The screen flickers, but no one owns it anymore. A figure walks into frame, speaks, exits, and leaves no trace behind, as if the story itself has forgotten to remember them. Once, television revolved around gravity. A central character pulled every scene inward, a sun around which everything else orbited. Now the center does not hold. Narratives drift. Attention fractures. The hero dissolves into a chorus, and the chorus sounds strangely like noise. Something fundamental has shifted, not in the technology of television, but in its imagination. The age of the main character is slipping out of focus.
It did not happen overnight. The erosion began quietly, disguised as innovation.
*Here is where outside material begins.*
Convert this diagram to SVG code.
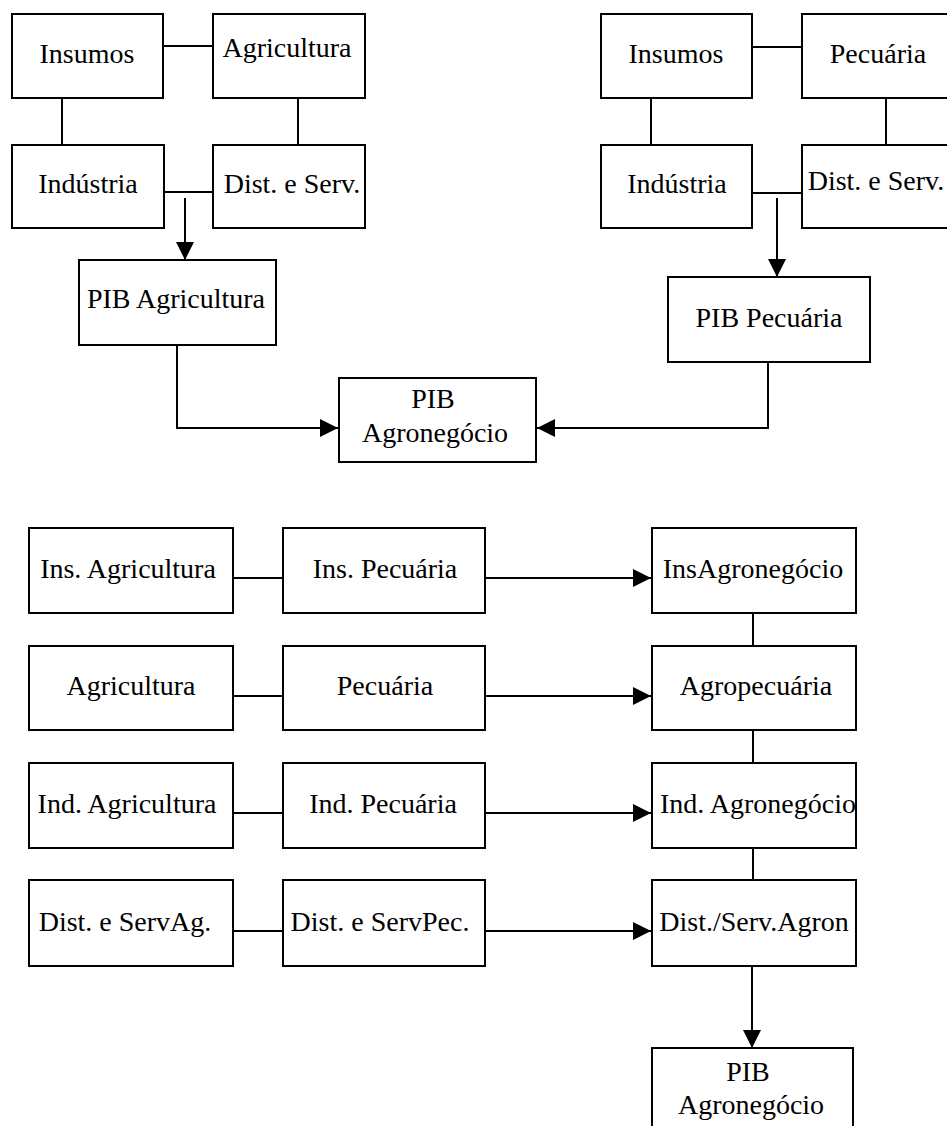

Ensemble casts grew larger, plotlines multiplied, timelines splintered. Prestige television prided itself on complexity, on weaving narratives so intricate they felt like puzzles rather than stories. Viewers were told this was sophistication, a sign of narrative maturity. And for a while, it was. Shows like Game of Thrones made fragmentation feel thrilling. No single character was safe, no perspective permanent. The story belonged to everyone and therefore to no one. It was exhilarating until it became exhausting.
You can feel the difference in how people talk about television now. Ask someone about a classic series, and they will name a character instantly. Tony Soprano. Walter White. Olivia Pope. These figures carried narratives with a kind of emotional gravity that anchored the viewer. Ask the same question about many recent shows, and the answer becomes less certain. People describe plots, aesthetics, even vibes, but struggle to point to a singular presence that defines the experience. The story becomes ambient. It exists, but it does not attach.
A producer named Elena once pitched a drama built around a deeply flawed protagonist, a woman whose contradictions were meant to drive every episode. The network feedback was polite but clear. “Expand the world,” they said. “Give more characters equal weight.” The concern was not artistic. It was strategic. In a fragmented attention economy, more characters mean more entry points, more clips, more moments that can circulate online. Elena adjusted the script. The protagonist remained, but she was no longer the center. When the show aired, it performed well. Viewers debated scenes, shared highlights, moved quickly to the next release. Months later, few could recall the main character’s name.
This is not just about storytelling. It reflects a deeper cultural shift. The idea of a “main character” implies hierarchy, focus, a sense that one perspective matters more than others. That idea feels increasingly out of step with a world shaped by feeds and algorithms, where everything competes on equal footing for attention. Social media has trained audiences to process stories as streams rather than arcs. You scroll, you sample, you move on. Television has adapted to that rhythm. Instead of asking viewers to commit to a single journey, it offers multiple threads, each one partial, each one replaceable.
There is also a subtle fear at play. Strong protagonists demand patience. They evolve slowly, often uncomfortably. They ask the audience to sit with ambiguity, to invest in a person who may not be immediately likable or easy to understand. That kind of engagement is harder to sustain in an environment built on instant reaction. Fragmented storytelling feels safer. It distributes emotional risk. If one character fails to resonate, another might. The narrative hedges its bets, and in doing so, it weakens its own core.
A showrunner in Los Angeles once described the pressure in a way that lingered. “Every scene has to be a doorway,” he said. “You never know where the audience will enter.” It sounds practical, even smart. Yet something is lost when every moment is designed to function independently. Stories become modular. Characters become interchangeable. The sense of progression, of watching someone transform over time, begins to fade. What remains is a sequence of moments, polished and shareable, but rarely cumulative.
There are exceptions, of course, and they stand out precisely because they resist the trend. Series like Succession still orbit around powerful central figures, even as they explore a wider ensemble. The Roy family dominates not because they are evenly distributed, but because their conflicts carry weight. Each character feels consequential, not because they share equal screen time, but because they are tied to a clear emotional axis. The difference is subtle but important. The story knows where its center is, even when it chooses to wander.
What is unfolding is not the death of storytelling, but a redefinition of its priorities. Television is becoming less about following a single life and more about mapping a landscape of interactions. The viewer becomes less of a witness to transformation and more of a navigator, moving between threads, assembling meaning from fragments. It can be engaging in its own way, a kind of narrative collage. Yet it raises a quiet question. When no one carries the story, who carries the meaning?
In a darkened living room, the credits roll on a show that no one will remember in a year. Not because it was poorly made, but because it left no imprint, no central figure to hold onto. The screen goes black, and for a brief moment, there is an absence that feels almost unfamiliar. No cliffhanger, no lingering attachment, just a clean break. It is efficient. It is forgettable. It is the logical end of a system that values constant novelty over lasting connection.
Somewhere, a character stands at the edge of a story that refuses to choose them, waiting for a narrative brave enough to make them matter, and the silence that follows feels less like an ending and more like a quiet dare: will you keep consuming stories that forget themselves, or will you start demanding ones that remember who they are really about?